Around 100kms south of Longreach in central Queensland lays an inconspicuous small waterhole name Wilga. By this waterhole is said to lurk a ghost which screeches such a sound that the most hardened of bushmen scurry off in terror at the first sound of it.
A small hut was built by a swagman and his wife by the waterhole but quickly was abandoned after the shrieks of the ghost drove them away. The legend grew and more and more people were certain that the place was haunted. There was even legends that the local indigenous would not go near the area as it was said to be cursed. An article in the Longreach Leader may shed some light as to the source of the mystery. It says “A boundary rider there went mad and after killing his wife and daughter, hid them down a well, and that it is his mad cries that are heard. It is a fact, that while sheep sleep quietly, graze in the paddock, cattle or horses if put there always break the fence and get out. They simply refuse to stay there” (1942). The newspaper continues to give an account of another pair of men who stayed at the station and heard a terrifying shriek coming from outside the hut. Needless to say they didn’t sleep much that night and in the morning when they exited the small building they found their horses were gone (later found quite some distance). Of course there were those who don’t believe and some had even set out to solve the mystery of the Wilga, “Two shearers who did not believe in ghosts, swore to get to the bottom of the mystery. They went off with rifles and food but were back within a few hours, scared stiff. It seems they found the old hut and took up position there, just before the rise of the moon. Suddenly they heard the most dreadful screams and they went to investigate. So clumsy were they in their efforts to emulate Sherlock Holmes, that one of the men nearly fell down the well, from where they considered the screams had emanated. They crawled back to the old hut, one moving round to see what he could locate, while his mate, forgetting that his cobber was about on the other side of the hut, heard a noise, crawled round to see what it was – saw something, and fired. Soon they were blazing away at each other – happily missing. When of course, they both heard the greatest clattering of hooves, they took to their heels, not stopping until they reached the shed” (1942).

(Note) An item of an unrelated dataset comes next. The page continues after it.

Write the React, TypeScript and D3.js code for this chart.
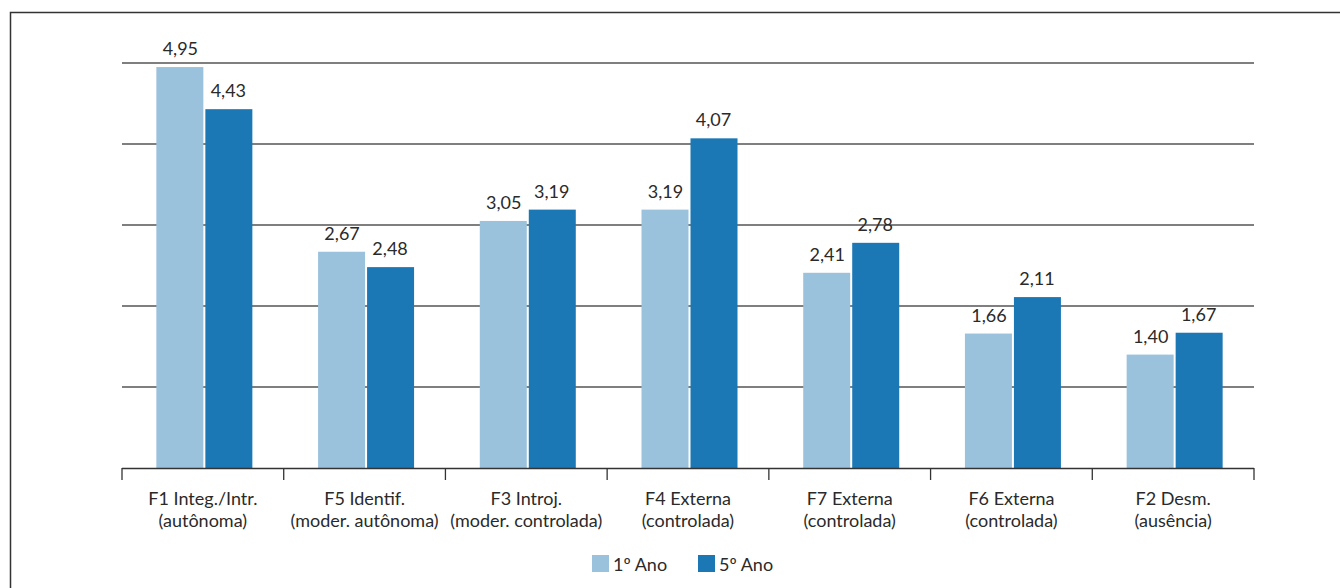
import React from "react";
import * as d3 from "d3";

const categories = [
  ["F1 Integ./Intr.", "(autônoma)"],
  ["F5 Identif.", "(moder. autônoma)"],
  ["F3 Introj.", "(moder. controlada)"],
  ["F4 Externa", "(controlada)"],
  ["F7 Externa", "(controlada)"],
  ["F6 Externa", "(controlada)"],
  ["F2 Desm.", "(ausência)"],
];
const series = ["1º Ano", "5º Ano"];
const ano1 = [4.95, 2.67, 3.05, 3.19, 2.41, 1.66, 1.4];
const ano5 = [4.43, 2.48, 3.19, 4.07, 2.78, 2.11, 1.67];
const gridTicks = [1, 2, 3, 4, 5];
const colors = ["#9bc2dc", "#1b78b4"];

const W = 1340;
const H = 588;
const FONT = "Lato, sans-serif";

export default function App() {
  const left = 122;
  const right = 1254;
  const base = 468;
  const top = 63;

  const x0 = d3
    .scaleBand<number>()
    .domain(d3.range(categories.length))
    .range([left, right])
    .padding(0);
  const bw = x0.bandwidth();
  const x1 = d3
    .scaleBand<string>()
    .domain(series)
    .range([(bw - 96) / 2 + 1.5, (bw + 96) / 2 + 1.5]);
  const y = d3.scaleLinear().domain([0, 5]).range([base, top]);

  const values = [ano1, ano5];
  const fmt = (v: number) => v.toFixed(2).replace(".", ",");
  const tickXs = d3.range(categories.length + 1).map((i) => left + i * bw);

  return (
    <svg
      width={W}
      height={H}
      style={{ position: "absolute", left: 0, top: 0, background: "#fff" }}
      fontFamily={FONT}
    >
      {/* frame */}
      <path d={`M10.5,${H} V12.5 H${W}`} fill="none" stroke="#333" strokeWidth={1.5} />

      {/* gridlines */}
      {gridTicks.map((t) => (
        <line key={t} x1={left} x2={right} y1={y(t)} y2={y(t)} stroke="#555" strokeWidth={1.3} />
      ))}

      {/* bars */}
      {categories.map((c, i) => (
        <g key={i} transform={`translate(${x0(i)},0)`}>
          {series.map((s, j) => {
            const v = values[j][i];
            const bx = x1(s)!;
            return (
              <g key={s}>
                <rect
                  x={bx + (j === 0 ? 0 : 1)}
                  y={y(v)}
                  width={x1.bandwidth() - 1}
                  height={base - y(v)}
                  fill={colors[j]}
                />
                <text
                  x={bx + x1.bandwidth() / 2}
                  y={y(v) - 12}
                  textAnchor="middle"
                  fontSize={18}
                  fill="#2a2a2a"
                >
                  {fmt(v)}
                </text>
              </g>
            );
          })}
          <text x={bw / 2} y={505} textAnchor="middle" fontSize={18} fill="#2a2a2a">
            {c[0]}
          </text>
          <text x={bw / 2} y={527} textAnchor="middle" fontSize={18} fill="#2a2a2a">
            {c[1]}
          </text>
        </g>
      ))}

      {/* axis */}
      <line x1={left} x2={right} y1={base + 0.5} y2={base + 0.5} stroke="#333" strokeWidth={1.3} />
      {tickXs.map((tx, i) => (
        <line key={i} x1={tx} x2={tx} y1={base} y2={480} stroke="#333" strokeWidth={1.3} />
      ))}

      {/* legend */}
      {series.map((s, j) => (
        <g key={s} transform={`translate(${592 + j * 106},555)`}>
          <rect width={17} height={17} fill={colors[j]} />
          <text x={21} y={16} fontSize={18} fill="#2a2a2a">
            {s}
          </text>
        </g>
      ))}
    </svg>
  );
}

There are numerous other tales in many publications throughout the early to mid 20th century. Very few however did much in the way of offering an explanation as to what was heard by all these people, most newspapers preferred to perpetuate the idea of a ghost looming over a hut in the middle of rural Queensland. However, S.W. Cleary in the Narromine New & Trangie Advocate offers a very reasonable explanation to what may have been responsible for scaring so many people away from this spot; “There is nothing supernatural about the supposed haunted Wilga waterhole, and the shrieking can easily be explained, in fact it is no mystery to most sensible minded people who have camped there. The legend first got its start from a man being left in charge of a house owned by Colin Bertram. I often heard the weird sound which reminded me of a woman in pain. One night I followed it to a huge tree over hanging the river. Next day a man from Ruthven Station climbed the tree and in a hollow limb (sic), found a nest with four young owls in it. I lived in those parts for years and never knew the blacks to be frightened of the place, in fact they often fished in the hole and one of them, named Milbung Tommy, is buried there. It used to be a common thing for bushmen to who came that way to be asked “Did you hear the Wilga ghost?” but take it from me the owls or some other birds are at the bottom of the business” (1928).
So there you have it and although not as fanciful and entertaining as the idea of a ghost looming over the waterhole, the most probable culprit are birds (Maybe an lyrebird imitating the dying cries of the wife and daughter who were murdered?) Anyone who has spent any amount of time camping in the Australian outback can vouch for the strange sounds and all-round eeriness of some places in the bush. Its what makes it what it is. It wouldn’t take much for something like the Wilga ghost to gain traction from a seemingly inexplicable event. So it was probably nothing – although I will definitely not be finding out for myself!